- _Task to complete_
All lines in which the word "Write" occurs are to be extracted.

- _Given records_

# # # # # # #

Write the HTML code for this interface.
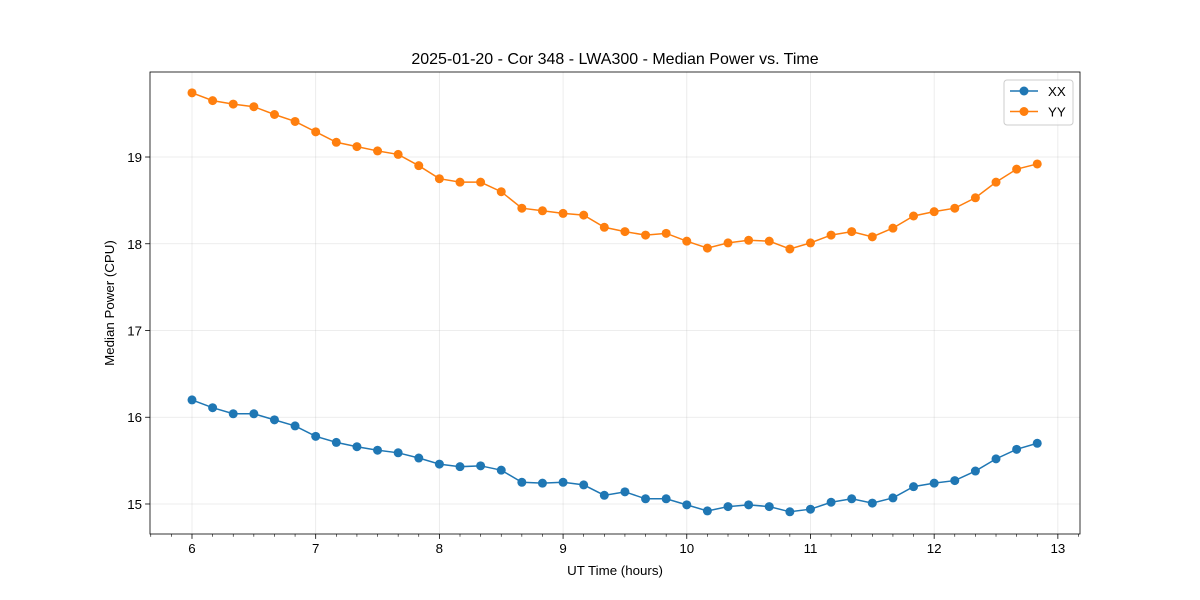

# # # # # # #

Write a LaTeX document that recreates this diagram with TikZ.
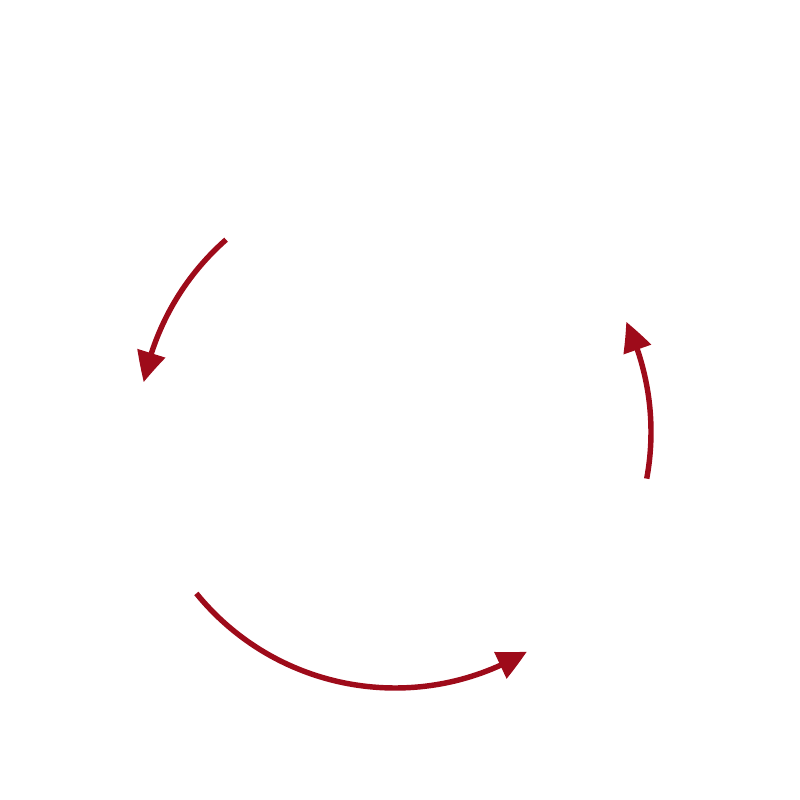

# # # # # # #

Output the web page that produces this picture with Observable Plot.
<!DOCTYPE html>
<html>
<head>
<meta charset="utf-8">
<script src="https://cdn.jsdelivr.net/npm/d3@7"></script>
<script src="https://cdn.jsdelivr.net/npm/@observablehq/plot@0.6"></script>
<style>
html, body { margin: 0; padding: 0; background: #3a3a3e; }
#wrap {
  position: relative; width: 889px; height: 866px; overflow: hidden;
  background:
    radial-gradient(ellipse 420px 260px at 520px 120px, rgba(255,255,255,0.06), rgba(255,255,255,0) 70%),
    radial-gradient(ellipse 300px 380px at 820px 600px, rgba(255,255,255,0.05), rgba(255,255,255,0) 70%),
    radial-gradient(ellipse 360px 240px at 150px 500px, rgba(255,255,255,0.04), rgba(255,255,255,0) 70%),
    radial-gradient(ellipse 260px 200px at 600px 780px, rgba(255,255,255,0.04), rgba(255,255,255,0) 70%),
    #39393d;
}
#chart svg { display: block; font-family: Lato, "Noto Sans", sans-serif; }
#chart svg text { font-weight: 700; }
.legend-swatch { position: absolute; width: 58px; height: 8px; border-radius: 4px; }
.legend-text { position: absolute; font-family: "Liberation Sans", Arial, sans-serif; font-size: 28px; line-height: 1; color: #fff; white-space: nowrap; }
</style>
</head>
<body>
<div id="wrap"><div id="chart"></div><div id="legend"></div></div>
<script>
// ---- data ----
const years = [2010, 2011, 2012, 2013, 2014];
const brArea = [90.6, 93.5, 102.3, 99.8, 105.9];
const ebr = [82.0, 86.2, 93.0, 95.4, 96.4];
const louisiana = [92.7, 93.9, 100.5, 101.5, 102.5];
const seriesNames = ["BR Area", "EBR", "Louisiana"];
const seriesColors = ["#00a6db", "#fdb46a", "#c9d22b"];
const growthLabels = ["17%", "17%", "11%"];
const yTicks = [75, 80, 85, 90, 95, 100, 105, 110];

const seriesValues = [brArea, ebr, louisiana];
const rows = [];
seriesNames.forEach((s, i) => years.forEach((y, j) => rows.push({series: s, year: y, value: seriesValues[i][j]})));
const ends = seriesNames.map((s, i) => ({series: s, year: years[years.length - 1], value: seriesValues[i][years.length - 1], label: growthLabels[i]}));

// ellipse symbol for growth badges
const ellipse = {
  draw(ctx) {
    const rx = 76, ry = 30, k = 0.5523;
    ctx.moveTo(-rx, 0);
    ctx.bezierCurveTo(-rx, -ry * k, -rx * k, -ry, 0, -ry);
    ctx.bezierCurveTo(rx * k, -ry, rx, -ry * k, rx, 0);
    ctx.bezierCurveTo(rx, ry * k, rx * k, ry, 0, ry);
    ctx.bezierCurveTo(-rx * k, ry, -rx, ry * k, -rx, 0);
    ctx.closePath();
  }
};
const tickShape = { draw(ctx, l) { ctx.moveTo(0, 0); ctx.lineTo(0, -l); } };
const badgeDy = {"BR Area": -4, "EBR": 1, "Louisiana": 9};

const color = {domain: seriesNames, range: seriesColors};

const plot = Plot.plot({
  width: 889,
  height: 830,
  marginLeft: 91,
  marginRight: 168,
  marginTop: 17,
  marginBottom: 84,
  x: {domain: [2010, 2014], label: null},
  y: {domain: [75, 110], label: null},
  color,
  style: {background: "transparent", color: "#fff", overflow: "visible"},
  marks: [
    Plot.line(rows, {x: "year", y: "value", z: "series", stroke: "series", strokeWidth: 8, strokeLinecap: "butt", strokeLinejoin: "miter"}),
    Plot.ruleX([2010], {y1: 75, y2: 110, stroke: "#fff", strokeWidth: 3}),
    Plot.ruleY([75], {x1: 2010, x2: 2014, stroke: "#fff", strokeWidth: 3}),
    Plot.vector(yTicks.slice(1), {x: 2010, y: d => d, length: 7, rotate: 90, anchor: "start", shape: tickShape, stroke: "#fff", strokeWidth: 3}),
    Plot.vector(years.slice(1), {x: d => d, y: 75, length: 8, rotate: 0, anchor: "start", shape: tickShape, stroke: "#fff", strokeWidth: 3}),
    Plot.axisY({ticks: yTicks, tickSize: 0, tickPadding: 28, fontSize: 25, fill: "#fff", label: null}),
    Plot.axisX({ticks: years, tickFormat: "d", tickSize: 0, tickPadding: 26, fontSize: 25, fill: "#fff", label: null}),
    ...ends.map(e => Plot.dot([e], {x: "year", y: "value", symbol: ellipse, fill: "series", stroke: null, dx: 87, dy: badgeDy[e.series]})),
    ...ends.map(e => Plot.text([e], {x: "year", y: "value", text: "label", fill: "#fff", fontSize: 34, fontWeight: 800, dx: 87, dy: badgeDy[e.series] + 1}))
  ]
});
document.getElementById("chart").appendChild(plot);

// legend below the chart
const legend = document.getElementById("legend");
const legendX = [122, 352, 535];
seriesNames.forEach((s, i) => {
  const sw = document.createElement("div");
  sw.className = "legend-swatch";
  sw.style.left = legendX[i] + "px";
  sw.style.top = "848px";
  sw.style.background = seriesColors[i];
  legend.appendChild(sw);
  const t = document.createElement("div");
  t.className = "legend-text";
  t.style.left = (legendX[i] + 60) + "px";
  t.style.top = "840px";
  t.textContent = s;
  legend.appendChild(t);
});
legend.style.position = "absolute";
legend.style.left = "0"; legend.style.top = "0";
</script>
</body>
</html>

# # # # # # #

- _Response_
Write the HTML code for this interface.
Write a LaTeX document that recreates this diagram with TikZ.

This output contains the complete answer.